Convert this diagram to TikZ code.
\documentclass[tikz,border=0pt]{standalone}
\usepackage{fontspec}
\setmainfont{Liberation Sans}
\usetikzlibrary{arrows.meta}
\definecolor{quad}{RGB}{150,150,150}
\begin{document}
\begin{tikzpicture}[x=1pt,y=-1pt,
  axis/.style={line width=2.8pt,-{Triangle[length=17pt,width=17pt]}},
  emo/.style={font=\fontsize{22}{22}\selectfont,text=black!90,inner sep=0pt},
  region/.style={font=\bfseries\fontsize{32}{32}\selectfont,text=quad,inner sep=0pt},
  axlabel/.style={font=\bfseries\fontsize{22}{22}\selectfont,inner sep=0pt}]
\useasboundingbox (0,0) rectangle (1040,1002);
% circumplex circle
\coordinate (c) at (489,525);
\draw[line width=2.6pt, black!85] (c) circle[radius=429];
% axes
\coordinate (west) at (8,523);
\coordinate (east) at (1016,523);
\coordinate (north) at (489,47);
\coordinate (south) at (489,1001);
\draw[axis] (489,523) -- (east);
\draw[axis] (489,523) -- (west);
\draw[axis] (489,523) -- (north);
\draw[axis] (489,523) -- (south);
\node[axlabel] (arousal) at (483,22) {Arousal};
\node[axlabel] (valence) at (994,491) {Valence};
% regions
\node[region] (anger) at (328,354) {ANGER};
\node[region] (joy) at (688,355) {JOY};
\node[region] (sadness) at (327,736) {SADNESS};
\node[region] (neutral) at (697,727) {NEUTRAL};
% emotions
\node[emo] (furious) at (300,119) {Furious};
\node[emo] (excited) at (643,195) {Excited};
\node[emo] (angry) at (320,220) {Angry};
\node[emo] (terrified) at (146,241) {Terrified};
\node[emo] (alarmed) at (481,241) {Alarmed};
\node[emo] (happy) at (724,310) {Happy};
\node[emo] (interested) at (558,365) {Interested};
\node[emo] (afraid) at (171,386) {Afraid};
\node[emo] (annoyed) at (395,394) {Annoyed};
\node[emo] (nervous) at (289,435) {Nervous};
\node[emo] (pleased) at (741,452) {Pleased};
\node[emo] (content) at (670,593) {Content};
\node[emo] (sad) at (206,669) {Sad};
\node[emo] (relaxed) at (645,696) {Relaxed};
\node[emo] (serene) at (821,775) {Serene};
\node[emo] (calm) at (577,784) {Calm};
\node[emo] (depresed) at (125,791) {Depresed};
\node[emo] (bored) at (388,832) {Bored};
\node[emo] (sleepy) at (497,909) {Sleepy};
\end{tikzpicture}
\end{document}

-------------------------

▶ **Task to complete**: Output all of the data again, exactly.

▶ **Task solution**:
Convert this diagram to TikZ code.
\documentclass[tikz,border=0pt]{standalone}
\usepackage{fontspec}
\setmainfont{Liberation Sans}
\usetikzlibrary{arrows.meta}
\definecolor{quad}{RGB}{150,150,150}
\begin{document}
\begin{tikzpicture}[x=1pt,y=-1pt,
  axis/.style={line width=2.8pt,-{Triangle[length=17pt,width=17pt]}},
  emo/.style={font=\fontsize{22}{22}\selectfont,text=black!90,inner sep=0pt},
  region/.style={font=\bfseries\fontsize{32}{32}\selectfont,text=quad,inner sep=0pt},
  axlabel/.style={font=\bfseries\fontsize{22}{22}\selectfont,inner sep=0pt}]
\useasboundingbox (0,0) rectangle (1040,1002);
% circumplex circle
\coordinate (c) at (489,525);
\draw[line width=2.6pt, black!85] (c) circle[radius=429];
% axes
\coordinate (west) at (8,523);
\coordinate (east) at (1016,523);
\coordinate (north) at (489,47);
\coordinate (south) at (489,1001);
\draw[axis] (489,523) -- (east);
\draw[axis] (489,523) -- (west);
\draw[axis] (489,523) -- (north);
\draw[axis] (489,523) -- (south);
\node[axlabel] (arousal) at (483,22) {Arousal};
\node[axlabel] (valence) at (994,491) {Valence};
% regions
\node[region] (anger) at (328,354) {ANGER};
\node[region] (joy) at (688,355) {JOY};
\node[region] (sadness) at (327,736) {SADNESS};
\node[region] (neutral) at (697,727) {NEUTRAL};
% emotions
\node[emo] (furious) at (300,119) {Furious};
\node[emo] (excited) at (643,195) {Excited};
\node[emo] (angry) at (320,220) {Angry};
\node[emo] (terrified) at (146,241) {Terrified};
\node[emo] (alarmed) at (481,241) {Alarmed};
\node[emo] (happy) at (724,310) {Happy};
\node[emo] (interested) at (558,365) {Interested};
\node[emo] (afraid) at (171,386) {Afraid};
\node[emo] (annoyed) at (395,394) {Annoyed};
\node[emo] (nervous) at (289,435) {Nervous};
\node[emo] (pleased) at (741,452) {Pleased};
\node[emo] (content) at (670,593) {Content};
\node[emo] (sad) at (206,669) {Sad};
\node[emo] (relaxed) at (645,696) {Relaxed};
\node[emo] (serene) at (821,775) {Serene};
\node[emo] (calm) at (577,784) {Calm};
\node[emo] (depresed) at (125,791) {Depresed};
\node[emo] (bored) at (388,832) {Bored};
\node[emo] (sleepy) at (497,909) {Sleepy};
\end{tikzpicture}
\end{document}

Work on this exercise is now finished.